Let’s Play a Game: Examining Saw

And so to follow up on what I was talking about yesterday, we’ll take a look at the first movie of the Saw series.  I have to confess that when I first heard of Saw, the premise didn’t really impress me.  It sounded like a weak knock off of Seven, so I didn’t go see it in the theater and didn’t really pursue it that much until one day when my ex-wife and I were sitting around the house bored. We saw that it was available on On Demand, and bought it.

I was quit pleasantly surprised.  It was not what I had expected at all – I went in expecting some sort of mix of a revenge tale with torture porn – oh and gore, I mean something basically like what Saw has devolved into, but the movie I saw was nothing like that.  Admittedly, it had its weaknesses (some lousy acting), but the snappy writing and intricate plotting grabbed me by the balls and demanded that I pay attention. I watched it all the way through and loved the hell out of it.

Sunday night we were bored out of our minds again, and so I suggested watching Saw yet again because neither my fiancee nor my friend had seen it.  I told them, “trust me, it’ll surprise you.  It’s not what you think it is.” And I was right – they appreciated it.

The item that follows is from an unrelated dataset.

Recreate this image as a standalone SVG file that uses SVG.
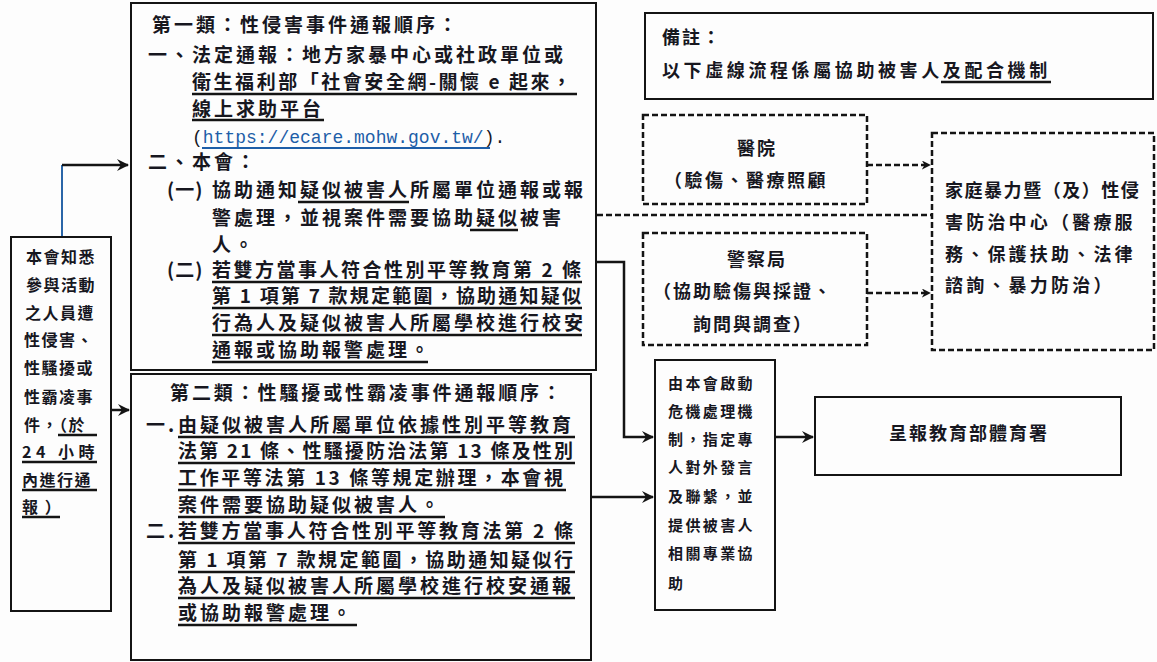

It struck me just how effectively the movie just throws you into the dilemma right from the beginning; it really hooks your attention.  For those few who haven’t seen it, the movie starts with two characters chained up in a room, with a dead person in between them. One of the characters is instructed by their mysterious captor to kill the other victim in order to save his family.

Now of course it turns out that this is the work of a serial killer (Jigsaw) who has been doing this to people who have moral issues. Obviously, the killer is a strong conservative in some ways, but he mostly feels that people do not appreciate their lives and is looking to either end those lives or make them appreciate what they have.

What follows is a rollercoaster.  As I said yesterday, I’ve been mentally charting  the plot lines of movies and TV, and this one was just crazy, up and down, whipsawing (heh) the viewer. I also couldn’t help but notice how effectively they built and held the tension by having these intense moments of action, then dropping back down to a more sedate thing before elevating the stakes a bit more, goosing the action up another step.

You know, I supposed it’s technically a horror movie, but like Aliens it’s really a thriller, in that it has a thriller structure.  Compare it to something like Halloween, where the rising and falling action of the plot, while still contributing to the story, does not advance the plot. Some of the scares are just for the purpose of creating scares, like the couple who get murdered.  That really ramps up the tension, but what happens there is not entirely in the service of the story.

So horror seems to ramp up tension and establish fear but it’s not always moving the plot forward entirely. Saw, on the other hand, takes special care so that the twists and turns and bumps in tension accompany a step forward in the plot.  To me, that’s more of a thriller than a horror movie, and explains why I enjoy both horror movies and thrillers and why they almost seem linked in my mind: they just are using the tension bumps for different purposes.

The one downside to Saw is that it’s very plot driven.  The characters aren’t particularly memorable, and there were times when I found myself struggling to connect with some characters emotionally, even though by the end the emotional stakes are pretty high.  I find that the characters haven’t stayed with me in the same way that the characters in Aliens have stayed with me. I suspect part of it is the function of the very streamlined story that they’ve created. If something doesn’t serve the purpose of moving the plot forward, it’s axed.  I mean, we only find out what they remember of being kidnapped as it relates to the plot itself. You only get these glimpses of their life before that room, and those little glimpses only give you a hint at what they were doing.  I mean, it’s  hinted at that Cary Elwes‘ character wasn’t actually cheating on his wife, but it’s never definitively stated.  You don’t find out what he was really doing with that woman because again it’s not really relevant to the plot and I can appreciate the fact that they did that.  It’s very taut.  There’s not a lot of fat on the movie, and it’s impressive.

I’m not going to comment on the sequels.  I’ve only actually seen Saw II and what I heard about Saw III really turned me off and that’s kind of where I stepped away.  I mean I kind of questioned the need for a sequel anyway.  It seemed pretty self-contained, even if he did get away at the end.  I mean he was dying after all, which was the point of what he was doing.

But anyway, overall, I learned a lot about thrillers; gave me some good ideas and some good inspiration for where I’m going next.  Definitely worth a try if you haven’t seen it and enjoy good thrillers.  Although it is a bit gory, I will warn you about that.  It does after all have the whole torture porn thing, though it seemed timid to me compared to what’s come out since then.